◆ WHAT IS BEING ASKED:
Write out the entire listing below exactly as it appears, minus any pictures.
***
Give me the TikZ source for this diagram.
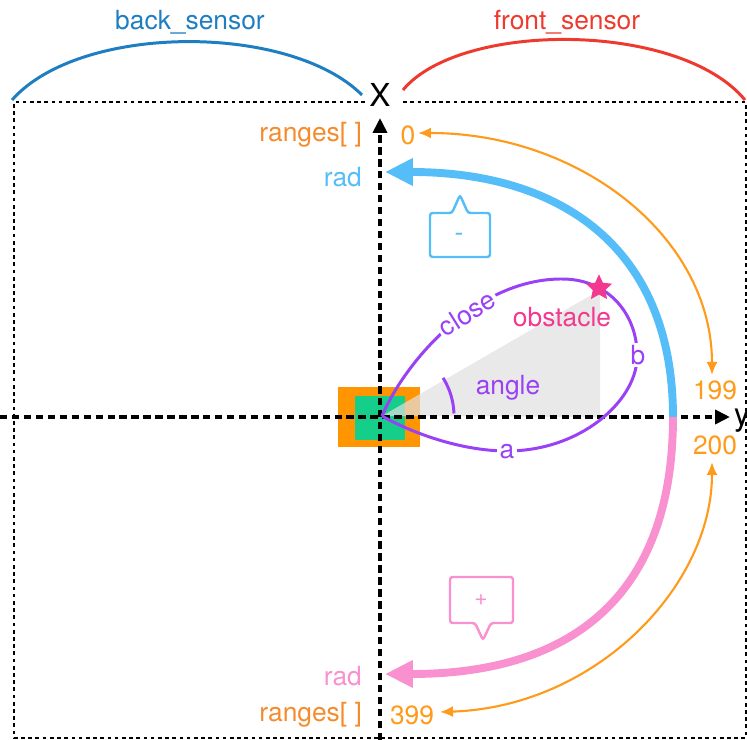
\documentclass[tikz,border=0pt]{standalone}
\usepackage{fontspec}
\setmainfont{TeX Gyre Heros}
\usetikzlibrary{arrows.meta,shapes.geometric}
\definecolor{backblue}{HTML}{1F7EC2}
\definecolor{frontred}{HTML}{EE3A2E}
\definecolor{rngorange}{HTML}{F58B2C}
\definecolor{idxorange}{HTML}{FF9A1A}
\definecolor{robotorange}{HTML}{FF9500}
\definecolor{robotgreen}{HTML}{14CE8A}
\definecolor{radblue}{HTML}{55BEF8}
\definecolor{radpink}{HTML}{F990CF}
\definecolor{geopurple}{HTML}{9A40F5}
\definecolor{obspink}{HTML}{F2388F}
\tikzset{
  lbl/.style={font=\fontsize{15}{18}\selectfont,inner sep=1pt},
  axis/.style={line width=2.2pt,dash pattern=on 4.2pt off 2.6pt,-{Triangle[length=3mm,width=2.8mm]}},
  frame/.style={line width=1.6pt,dash pattern=on 2.1pt off 2pt},
  sensor/.style={line width=1.7pt},
  sweep/.style={line width=4.5pt,-{Triangle[length=5.6mm,width=5.2mm]}},
  idx/.style={line width=1.2pt,idxorange,{Latex[length=2.6mm,width=2.2mm]}-{Latex[length=2.6mm,width=2.2mm]}},
  geo/.style={line width=1.7pt,geopurple},
  bubble/.style={line width=1.4pt,rounded corners=1.5pt},
  gap/.style={lbl,fill=white,text=geopurple,inner sep=1.5pt}
}

\begin{document}
\begin{tikzpicture}[x=0.02cm,y=0.02cm]
\useasboundingbox (-380,-323) rectangle (367,417);
\coordinate (o) at (2,1);
\coordinate (xbase) at (0,-323);
\coordinate (xtip) at (0,299);
\coordinate (yleft) at (-380,0);
\coordinate (ytip) at (350,0);
\coordinate (yend) at (293,0);
\coordinate (radtop) at (5,245);
\coordinate (radbot) at (5,-257);
\coordinate (i0) at (38,284);
\coordinate (i199) at (332,42);
\coordinate (i200) at (332,-45);
\coordinate (i399) at (60,-295);

% frame and sensors
\draw[frame] (-15,315) -- (-366,315) -- (-366,-321) -- (366,-321) -- (366,315) -- (20,315);
\draw[sensor,backblue] (-368,317) .. controls (-300,394) and (-90,394) .. (-18,322);
\draw[sensor,frontred] (23,327) .. controls (80,396) and (300,396) .. (365,317);
\node[lbl,backblue] (backlbl) at (-190,395) {back\_sensor};
\node[lbl,frontred] (frontlbl) at (187,395) {front\_sensor};

% robot
\node[fill=robotorange,minimum width=1.64cm,minimum height=1.22cm,inner sep=0] (robot) at (-1,0) {};
\node[fill=robotgreen,minimum width=1cm,minimum height=0.88cm,inner sep=0] (body) at (0,-1) {};
\fill[black!12,opacity=0.7] (o) -- (220,127) -- (220,0) -- cycle;

% axes
\draw[axis] (xbase) -- (xtip);
\draw[axis] (yleft) -- (ytip);
\node[font=\fontsize{18}{20}\selectfont] (xlbl) at (0,322) {X};
\node[font=\fontsize{18}{20}\selectfont,anchor=west,inner sep=1pt] (ylbl) at (352,-4) {y};

% scan direction
\draw[sweep,radblue] (yend) .. controls (293,170) and (180,245) .. (radtop);
\draw[sweep,radpink] (yend) .. controls (293,-185) and (185,-257) .. (radbot);
\draw[idx] (i0) .. controls (200,284) and (332,180) .. (i199);
\draw[idx] (i200) .. controls (332,-170) and (215,-290) .. (i399);

\node[lbl,rngorange,anchor=east] (rngtop) at (-16,282) {ranges[ ]};
\node[lbl,idxorange] (idx0) at (28,282) {0};
\node[lbl,radblue,anchor=east] (radtoplbl) at (-16,240) {rad};
\node[lbl,idxorange] (idx199) at (335,27) {199};
\node[lbl,idxorange] (idx200) at (335,-28) {200};
\node[lbl,radpink,anchor=east] (radbotlbl) at (-16,-259) {rad};
\node[lbl,rngorange,anchor=east] (rngbot) at (-16,-298) {ranges[ ]};
\node[lbl,idxorange] (idx399) at (32,-298) {399};

% bubbles
\draw[bubble,radblue] (72,204) -- (80,222) -- (88,204) -- (110,204) -- (110,160) -- (50,160) -- (50,204) -- cycle;
\node[lbl,radblue] (minuslbl) at (79,180) {-};
\draw[bubble,radpink] (95,-206) -- (103,-223) -- (111,-206) -- (133,-206) -- (133,-160) -- (70,-160) -- (70,-206) -- cycle;
\node[lbl,radpink,font=\fontsize{13}{15}\selectfont] (pluslbl) at (101,-183) {+};

% obstacle geometry
\draw[geo] (o) .. controls (25,55) and (95,137) .. (180,138)
  .. controls (230,139) and (259,100) .. (257,58)
  .. controls (255,15) and (200,-34) .. (127,-34)
  .. controls (80,-34) and (30,-15) .. (o);
\draw[geo] (o) ++(2:72) arc[start angle=2,end angle=32,radius=72];
\node[star,star points=5,star point ratio=2.1,fill=obspink,minimum size=0.55cm,inner sep=0] (obst) at (219,129) {};
\node[gap,rotate=32] (closelbl) at (87,104) {close};
\node[gap] (blbl) at (258,62) {b};
\node[gap] (albl) at (127,-35) {a};
\node[lbl,geopurple] (anglelbl) at (128,29) {angle};
\node[lbl,obspink] (obslbl) at (182,100) {obstacle};
\end{tikzpicture}
\end{document}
***
◆ WRITTEN RESPONSE:
Give me the TikZ source for this diagram.
\documentclass[tikz,border=0pt]{standalone}
\usepackage{fontspec}
\setmainfont{TeX Gyre Heros}
\usetikzlibrary{arrows.meta,shapes.geometric}
\definecolor{backblue}{HTML}{1F7EC2}
\definecolor{frontred}{HTML}{EE3A2E}
\definecolor{rngorange}{HTML}{F58B2C}
\definecolor{idxorange}{HTML}{FF9A1A}
\definecolor{robotorange}{HTML}{FF9500}
\definecolor{robotgreen}{HTML}{14CE8A}
\definecolor{radblue}{HTML}{55BEF8}
\definecolor{radpink}{HTML}{F990CF}
\definecolor{geopurple}{HTML}{9A40F5}
\definecolor{obspink}{HTML}{F2388F}
\tikzset{
  lbl/.style={font=\fontsize{15}{18}\selectfont,inner sep=1pt},
  axis/.style={line width=2.2pt,dash pattern=on 4.2pt off 2.6pt,-{Triangle[length=3mm,width=2.8mm]}},
  frame/.style={line width=1.6pt,dash pattern=on 2.1pt off 2pt},
  sensor/.style={line width=1.7pt},
  sweep/.style={line width=4.5pt,-{Triangle[length=5.6mm,width=5.2mm]}},
  idx/.style={line width=1.2pt,idxorange,{Latex[length=2.6mm,width=2.2mm]}-{Latex[length=2.6mm,width=2.2mm]}},
  geo/.style={line width=1.7pt,geopurple},
  bubble/.style={line width=1.4pt,rounded corners=1.5pt},
  gap/.style={lbl,fill=white,text=geopurple,inner sep=1.5pt}
}

\begin{document}
\begin{tikzpicture}[x=0.02cm,y=0.02cm]
\useasboundingbox (-380,-323) rectangle (367,417);
\coordinate (o) at (2,1);
\coordinate (xbase) at (0,-323);
\coordinate (xtip) at (0,299);
\coordinate (yleft) at (-380,0);
\coordinate (ytip) at (350,0);
\coordinate (yend) at (293,0);
\coordinate (radtop) at (5,245);
\coordinate (radbot) at (5,-257);
\coordinate (i0) at (38,284);
\coordinate (i199) at (332,42);
\coordinate (i200) at (332,-45);
\coordinate (i399) at (60,-295);

% frame and sensors
\draw[frame] (-15,315) -- (-366,315) -- (-366,-321) -- (366,-321) -- (366,315) -- (20,315);
\draw[sensor,backblue] (-368,317) .. controls (-300,394) and (-90,394) .. (-18,322);
\draw[sensor,frontred] (23,327) .. controls (80,396) and (300,396) .. (365,317);
\node[lbl,backblue] (backlbl) at (-190,395) {back\_sensor};
\node[lbl,frontred] (frontlbl) at (187,395) {front\_sensor};

% robot
\node[fill=robotorange,minimum width=1.64cm,minimum height=1.22cm,inner sep=0] (robot) at (-1,0) {};
\node[fill=robotgreen,minimum width=1cm,minimum height=0.88cm,inner sep=0] (body) at (0,-1) {};
\fill[black!12,opacity=0.7] (o) -- (220,127) -- (220,0) -- cycle;

% axes
\draw[axis] (xbase) -- (xtip);
\draw[axis] (yleft) -- (ytip);
\node[font=\fontsize{18}{20}\selectfont] (xlbl) at (0,322) {X};
\node[font=\fontsize{18}{20}\selectfont,anchor=west,inner sep=1pt] (ylbl) at (352,-4) {y};

% scan direction
\draw[sweep,radblue] (yend) .. controls (293,170) and (180,245) .. (radtop);
\draw[sweep,radpink] (yend) .. controls (293,-185) and (185,-257) .. (radbot);
\draw[idx] (i0) .. controls (200,284) and (332,180) .. (i199);
\draw[idx] (i200) .. controls (332,-170) and (215,-290) .. (i399);

\node[lbl,rngorange,anchor=east] (rngtop) at (-16,282) {ranges[ ]};
\node[lbl,idxorange] (idx0) at (28,282) {0};
\node[lbl,radblue,anchor=east] (radtoplbl) at (-16,240) {rad};
\node[lbl,idxorange] (idx199) at (335,27) {199};
\node[lbl,idxorange] (idx200) at (335,-28) {200};
\node[lbl,radpink,anchor=east] (radbotlbl) at (-16,-259) {rad};
\node[lbl,rngorange,anchor=east] (rngbot) at (-16,-298) {ranges[ ]};
\node[lbl,idxorange] (idx399) at (32,-298) {399};

% bubbles
\draw[bubble,radblue] (72,204) -- (80,222) -- (88,204) -- (110,204) -- (110,160) -- (50,160) -- (50,204) -- cycle;
\node[lbl,radblue] (minuslbl) at (79,180) {-};
\draw[bubble,radpink] (95,-206) -- (103,-223) -- (111,-206) -- (133,-206) -- (133,-160) -- (70,-160) -- (70,-206) -- cycle;
\node[lbl,radpink,font=\fontsize{13}{15}\selectfont] (pluslbl) at (101,-183) {+};

% obstacle geometry
\draw[geo] (o) .. controls (25,55) and (95,137) .. (180,138)
  .. controls (230,139) and (259,100) .. (257,58)
  .. controls (255,15) and (200,-34) .. (127,-34)
  .. controls (80,-34) and (30,-15) .. (o);
\draw[geo] (o) ++(2:72) arc[start angle=2,end angle=32,radius=72];
\node[star,star points=5,star point ratio=2.1,fill=obspink,minimum size=0.55cm,inner sep=0] (obst) at (219,129) {};
\node[gap,rotate=32] (closelbl) at (87,104) {close};
\node[gap] (blbl) at (258,62) {b};
\node[gap] (albl) at (127,-35) {a};
\node[lbl,geopurple] (anglelbl) at (128,29) {angle};
\node[lbl,obspink] (obslbl) at (182,100) {obstacle};
\end{tikzpicture}
\end{document}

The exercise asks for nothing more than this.